## Task material

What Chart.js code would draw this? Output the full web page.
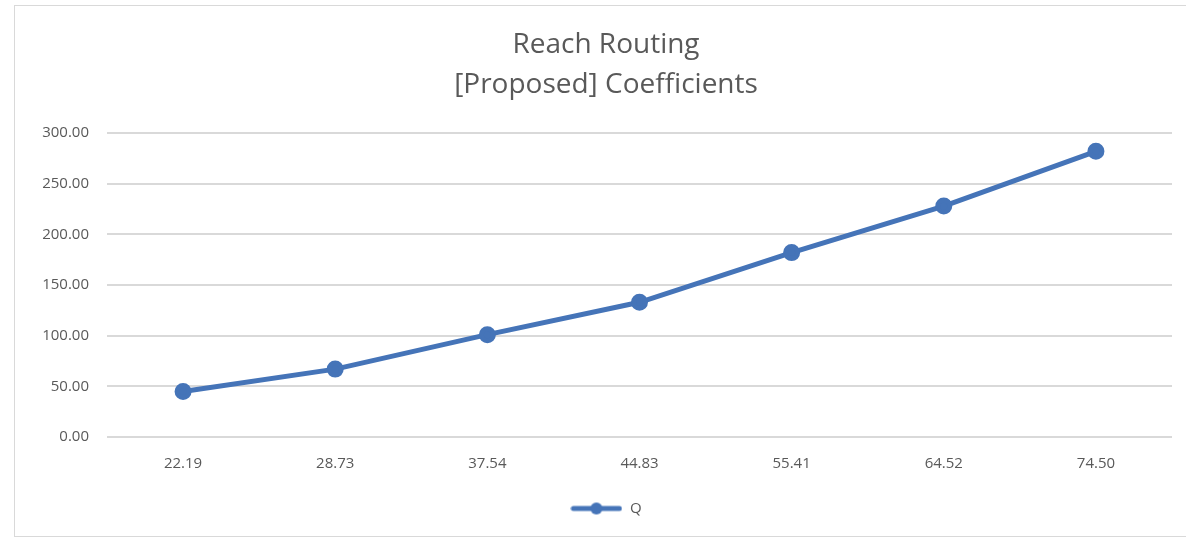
==
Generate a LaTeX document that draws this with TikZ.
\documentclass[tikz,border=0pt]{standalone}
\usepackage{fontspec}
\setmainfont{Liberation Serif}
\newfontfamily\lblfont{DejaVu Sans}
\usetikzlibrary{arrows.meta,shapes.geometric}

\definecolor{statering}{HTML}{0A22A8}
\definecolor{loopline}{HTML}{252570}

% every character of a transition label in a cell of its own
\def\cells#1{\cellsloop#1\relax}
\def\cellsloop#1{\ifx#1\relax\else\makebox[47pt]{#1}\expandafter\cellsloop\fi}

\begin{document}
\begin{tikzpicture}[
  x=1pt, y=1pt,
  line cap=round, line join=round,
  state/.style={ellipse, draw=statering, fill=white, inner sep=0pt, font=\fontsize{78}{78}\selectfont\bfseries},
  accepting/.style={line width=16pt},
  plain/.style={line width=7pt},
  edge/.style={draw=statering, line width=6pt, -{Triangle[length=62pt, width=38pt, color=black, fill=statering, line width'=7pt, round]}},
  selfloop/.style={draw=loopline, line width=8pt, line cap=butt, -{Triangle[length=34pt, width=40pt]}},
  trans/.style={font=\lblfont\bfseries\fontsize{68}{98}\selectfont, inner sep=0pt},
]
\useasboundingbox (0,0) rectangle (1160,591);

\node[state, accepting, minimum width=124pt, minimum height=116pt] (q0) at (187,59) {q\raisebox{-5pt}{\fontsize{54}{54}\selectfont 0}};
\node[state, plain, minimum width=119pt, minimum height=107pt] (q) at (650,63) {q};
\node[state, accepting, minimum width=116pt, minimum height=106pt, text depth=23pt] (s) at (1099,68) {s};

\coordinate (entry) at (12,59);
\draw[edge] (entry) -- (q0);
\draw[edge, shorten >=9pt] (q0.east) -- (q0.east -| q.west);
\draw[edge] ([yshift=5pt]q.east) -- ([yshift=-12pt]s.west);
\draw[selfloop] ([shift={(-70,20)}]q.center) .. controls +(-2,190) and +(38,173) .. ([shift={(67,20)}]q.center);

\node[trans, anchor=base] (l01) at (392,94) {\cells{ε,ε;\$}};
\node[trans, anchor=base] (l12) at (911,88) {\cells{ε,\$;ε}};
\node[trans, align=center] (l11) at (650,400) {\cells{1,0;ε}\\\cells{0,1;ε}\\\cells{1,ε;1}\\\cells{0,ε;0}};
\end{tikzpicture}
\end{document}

## Stated problem
The lines to quote run from the one containing "Generate a LaTeX" to the one containing "(0,0) rectangle (1160,591);". Quote them exactly, with both of those lines, and nothing else.

## The result
Generate a LaTeX document that draws this with TikZ.
\documentclass[tikz,border=0pt]{standalone}
\usepackage{fontspec}
\setmainfont{Liberation Serif}
\newfontfamily\lblfont{DejaVu Sans}
\usetikzlibrary{arrows.meta,shapes.geometric}

\definecolor{statering}{HTML}{0A22A8}
\definecolor{loopline}{HTML}{252570}

% every character of a transition label in a cell of its own
\def\cells#1{\cellsloop#1\relax}
\def\cellsloop#1{\ifx#1\relax\else\makebox[47pt]{#1}\expandafter\cellsloop\fi}

\begin{document}
\begin{tikzpicture}[
  x=1pt, y=1pt,
  line cap=round, line join=round,
  state/.style={ellipse, draw=statering, fill=white, inner sep=0pt, font=\fontsize{78}{78}\selectfont\bfseries},
  accepting/.style={line width=16pt},
  plain/.style={line width=7pt},
  edge/.style={draw=statering, line width=6pt, -{Triangle[length=62pt, width=38pt, color=black, fill=statering, line width'=7pt, round]}},
  selfloop/.style={draw=loopline, line width=8pt, line cap=butt, -{Triangle[length=34pt, width=40pt]}},
  trans/.style={font=\lblfont\bfseries\fontsize{68}{98}\selectfont, inner sep=0pt},
]
\useasboundingbox (0,0) rectangle (1160,591);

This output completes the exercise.